Anyway, I hope that helped and wasn't to rant-like. Good Luck :-)
I am studying Support Vector Machines (SVM) by reading a lot of material. However, it seems that most of it focuses on how to classify the input 2D data by mapping it using several kernels such as linear, polynomial, RBF / Gaussian, etc.
My first question is, can SVM handle high-dimensional (n-D) input data?
According to what I found, the answer is YES!
If my understanding is correct, n-D input data will be
constructed in Hilbert hyperspace, then those data will be
simplified by using some approaches (such as PCA ?) to combine it together / project it back to 2D plane, so that
the kernel methods can map it into an appropriate shape such a line or curve can separate it into distinguish groups.
It means most of the guides / tutorials focus on step (3). But some toolboxes I've checked cannot plot if the input data greater than 2D. How can the data after be projected to 2D?
If there is no projection of data, how can they classify it?
My second question is: is my understanding correct?
My first question is, does SVM can handle high-dimensional (n-D) input data?
Yes. I have dealt with data where n > 2500 when using LIBSVM software: http://www.csie.ntu.edu.tw/~cjlin/libsvm/. I used linear and RBF kernels.

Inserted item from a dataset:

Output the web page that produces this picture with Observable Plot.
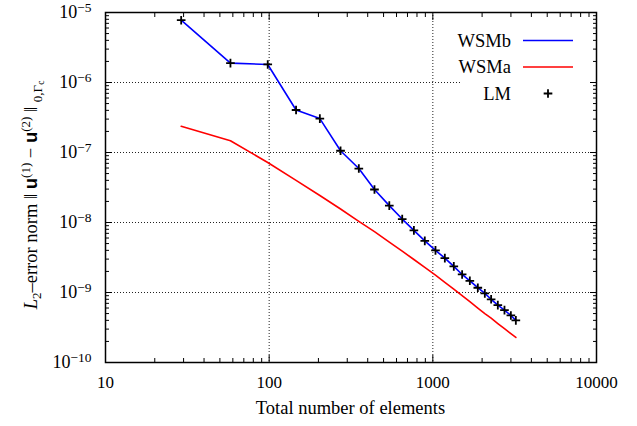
<!DOCTYPE html>
<html><head><meta charset="utf-8">
<script src="https://cdn.jsdelivr.net/npm/d3@7"></script>
<script src="https://cdn.jsdelivr.net/npm/@observablehq/plot@0.6"></script>
<style>html,body{margin:0;padding:0;background:#fff}svg{display:block}</style>
</head><body><div id="chart"></div>
<script>
// ---- data ----
const elements = [29, 58, 98, 146, 204, 273, 353, 440, 542, 650, 766, 893, 1038, 1184, 1343, 1510, 1683, 1883, 2078, 2271, 2495, 2740, 2997, 3215];
const wsmb = [7.76e-6, 1.89e-6, 1.81e-6, 4.05e-7, 3.05e-7, 1.06e-7, 5.9e-8, 2.96e-8, 1.74e-8, 1.12e-8, 7.7e-9, 5.46e-9, 4.0e-9, 3.1e-9, 2.36e-9, 1.81e-9, 1.47e-9, 1.17e-9, 9.7e-10, 8.0e-10, 6.6e-10, 5.6e-10, 4.7e-10, 4.0e-10];
const wsma = [2.37e-7, 1.47e-7, 7.2e-8, 4.0e-8, 2.43e-8, 1.56e-8, 1.04e-8, 7.4e-9, 5.25e-9, 3.9e-9, 2.96e-9, 2.29e-9, 1.77e-9, 1.40e-9, 1.12e-9, 9.0e-10, 7.4e-10, 6.0e-10, 5.0e-10, 4.3e-10, 3.6e-10, 3.04e-10, 2.58e-10, 2.28e-10];
const lm = [7.76e-6, 1.89e-6, 1.81e-6, 4.05e-7, 3.05e-7, 1.06e-7, 5.9e-8, 2.96e-8, 1.74e-8, 1.12e-8, 7.7e-9, 5.46e-9, 4.0e-9, 3.1e-9, 2.36e-9, 1.81e-9, 1.47e-9, 1.17e-9, 9.7e-10, 8.0e-10, 6.6e-10, 5.6e-10, 4.7e-10, 4.0e-10];

const xTicks = [10, 100, 1000, 10000];
const xTickLabels = ["10", "100", "1000", "10000"];
const yTicks = [1e-10, 1e-9, 1e-8, 1e-7, 1e-6, 1e-5];
const yTickExponents = ["\u221210", "\u22129", "\u22128", "\u22127", "\u22126", "\u22125"];
const seriesNames = ["WSMb", "WSMa", "LM"];
const seriesColors = ["#0000ff", "#ff0000", "#000000"];
const xTitle = "Total number of elements";

// ---- helpers ----
const minorOf = majors => majors.slice(0, -1).flatMap(m => d3.range(2, 10).map(k => k * m));
const xMinor = minorOf(xTicks), yMinor = minorOf(yTicks);
const rows = ys => elements.map((x, i) => ({x, y: ys[i]}));

const W = 637, H = 426, mL = 105, mR = 41, mT = 12, mB = 64;
const serif = "'Liberation Serif', 'Times New Roman', serif";
const gridStyle = {stroke: "#222", strokeOpacity: 1, strokeWidth: 1, strokeDasharray: "1,2"};
const noText = {tickFormat: () => "", label: null};
const plusR = 2.9;

const plot = Plot.plot({
  width: W, height: H,
  marginLeft: mL, marginRight: mR, marginTop: mT, marginBottom: mB,
  style: {fontFamily: serif, fontSize: "17px", background: "#fff", color: "#000", overflow: "visible"},
  x: {type: "log", domain: [xTicks[0], xTicks[xTicks.length - 1]]},
  y: {type: "log", domain: [yTicks[0], yTicks[yTicks.length - 1]]},
  marks: [
    Plot.gridX(xTicks.slice(1, -1), gridStyle),
    Plot.gridY(yTicks.slice(1, -1), gridStyle),
    Plot.axisX(xMinor, {anchor: "bottom", tickSize: -4, ...noText}),
    Plot.axisX(xMinor, {anchor: "top", tickSize: -4, ...noText}),
    Plot.axisX(xTicks, {anchor: "bottom", tickSize: -7, ...noText}),
    Plot.axisX(xTicks, {anchor: "top", tickSize: -7, ...noText}),
    Plot.axisY(yMinor, {anchor: "left", tickSize: -4, ...noText}),
    Plot.axisY(yMinor, {anchor: "right", tickSize: -4, ...noText}),
    Plot.axisY(yTicks, {anchor: "left", tickSize: -7, ...noText}),
    Plot.axisY(yTicks, {anchor: "right", tickSize: -7, ...noText}),
    Plot.axisX(xTicks, {anchor: "bottom", tickSize: 0, tickPadding: 13, label: null,
      tickFormat: d => xTickLabels[xTicks.indexOf(d)]}),
    Plot.axisY(yTicks, {anchor: "left", tickSize: 0, tickPadding: 14, label: null, fontSize: 18,
      tickFormat: d => "10^" + yTickExponents[yTicks.indexOf(d)]}),
    Plot.line(rows(wsma), {x: "x", y: "y", stroke: seriesColors[1], strokeWidth: 1.6}),
    Plot.line(rows(wsmb), {x: "x", y: "y", stroke: seriesColors[0], strokeWidth: 1.6}),
    Plot.dot(rows(lm), {x: "x", y: "y", symbol: "plus", r: plusR, stroke: seriesColors[2], strokeWidth: 1.8}),
    Plot.frame({stroke: "#000", strokeWidth: 1.5})
  ]
});

const svg = d3.select(plot);

// superscript exponents on the y tick labels
svg.selectAll('g[aria-label="y-axis tick label"] text').each(function () {
  const t = d3.select(this);
  const s = t.text();
  if (!s.includes("^")) return;
  const [base, exp] = s.split("^");
  t.text(base);
  t.append("tspan").attr("dy", "-0.5em").attr("font-size", "0.75em").text(exp);
});

// x axis title
svg.append("text")
  .attr("x", mL + (W - mL - mR) / 2).attr("y", 414)
  .attr("text-anchor", "middle").attr("font-family", serif).attr("font-size", 18.5)
  .text(xTitle);

// y axis title with math
const sans = "'Liberation Sans', Arial, sans-serif";
const yt = svg.append("text")
  .attr("transform", "translate(37,195) rotate(-90)")
  .attr("text-anchor", "middle").attr("font-family", serif).attr("font-size", 18.5);
yt.append("tspan").attr("font-style", "italic").text("L");
yt.append("tspan").attr("font-size", 13).attr("dy", 4).text("2");
yt.append("tspan").attr("dy", -4).text("\u2013error norm \u2016 ");
yt.append("tspan").attr("font-family", sans).attr("font-weight", "bold").text("u");
yt.append("tspan").attr("font-size", 13).attr("dy", -7).text("(1)");
yt.append("tspan").attr("dy", 7).text(" \u2212 ");
yt.append("tspan").attr("font-family", sans).attr("font-weight", "bold").text("u");
yt.append("tspan").attr("font-size", 13).attr("dy", -7).text("(2)");
yt.append("tspan").attr("dy", 7).text(" \u2016 ");
yt.append("tspan").attr("font-size", 13).attr("dy", 5).text("0,\u0393");
yt.append("tspan").attr("font-size", 9.5).attr("dy", 2).text("c");

// legend (key box, opaque like gnuplot's)
const lg = svg.append("g").attr("font-family", serif).attr("font-size", 18.5);
lg.append("rect").attr("x", 462).attr("y", 27).attr("width", 127).attr("height", 80).attr("fill", "#fff");
const rowY = [40.5, 67, 93.5];
seriesNames.forEach((name, i) => {
  lg.append("text").attr("x", 511).attr("y", rowY[i]).attr("dy", "0.35em")
    .attr("text-anchor", "end").text(name);
  if (i < 2) {
    lg.append("line").attr("x1", 523).attr("x2", 573).attr("y1", rowY[i]).attr("y2", rowY[i])
      .attr("stroke", seriesColors[i]).attr("stroke-width", 1.6);
  } else {
    lg.append("path").attr("transform", `translate(548,${rowY[i]})`)
      .attr("d", d3.symbol(d3.symbolPlus, plusR * plusR * Math.PI)())
      .attr("fill", "none").attr("stroke", seriesColors[i]).attr("stroke-width", 1.8);
  }
});

document.getElementById("chart").append(plot);
</script>
</body></html>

My second question is, does it correct my understanding?
I'm not entirely sure on what you mean here, so I'll try to comment on what you said most recently. I believe your intuition is generally correct. Data is "constructed" in some n-dimensional space, and a hyperplane of dimension n-1 is used to classify the data into two groups. However, by using kernel methods, it's possible to generate this information using linear methods and not consume all the memory of your computer.
I'm not sure if you've seen this already, but if you haven't, you may be interested in some of the information in this paper: http://pyml.sourceforge.net/doc/howto.pdf. I've copied and pasted a part of the text that may appeal to your thoughts:
A kernel method is an algorithm that depends on the data only through dot-products. When this is the case, the dot product can be replaced by a kernel function which computes a dot product in some possibly high dimensional feature space. This has two advantages: First, the ability to generate non-linear decision boundaries using methods designed for linear classifiers. Second, the use of kernel functions allows the user to apply a classifier to data that have no obvious fixed-dimensional vector space representation. The prime example of such data in bioinformatics are sequence, either DNA or protein, and protein structure.
It would also help if you could explain what "guides" you are referring to. I don't think I've ever had to project data on a 2-D plane before, and it doesn't make sense to do so anyway for data with a ridiculous amount of dimensions (or "features" as it is called in LIBSVM). Using selected kernel methods should be enough to classify such data.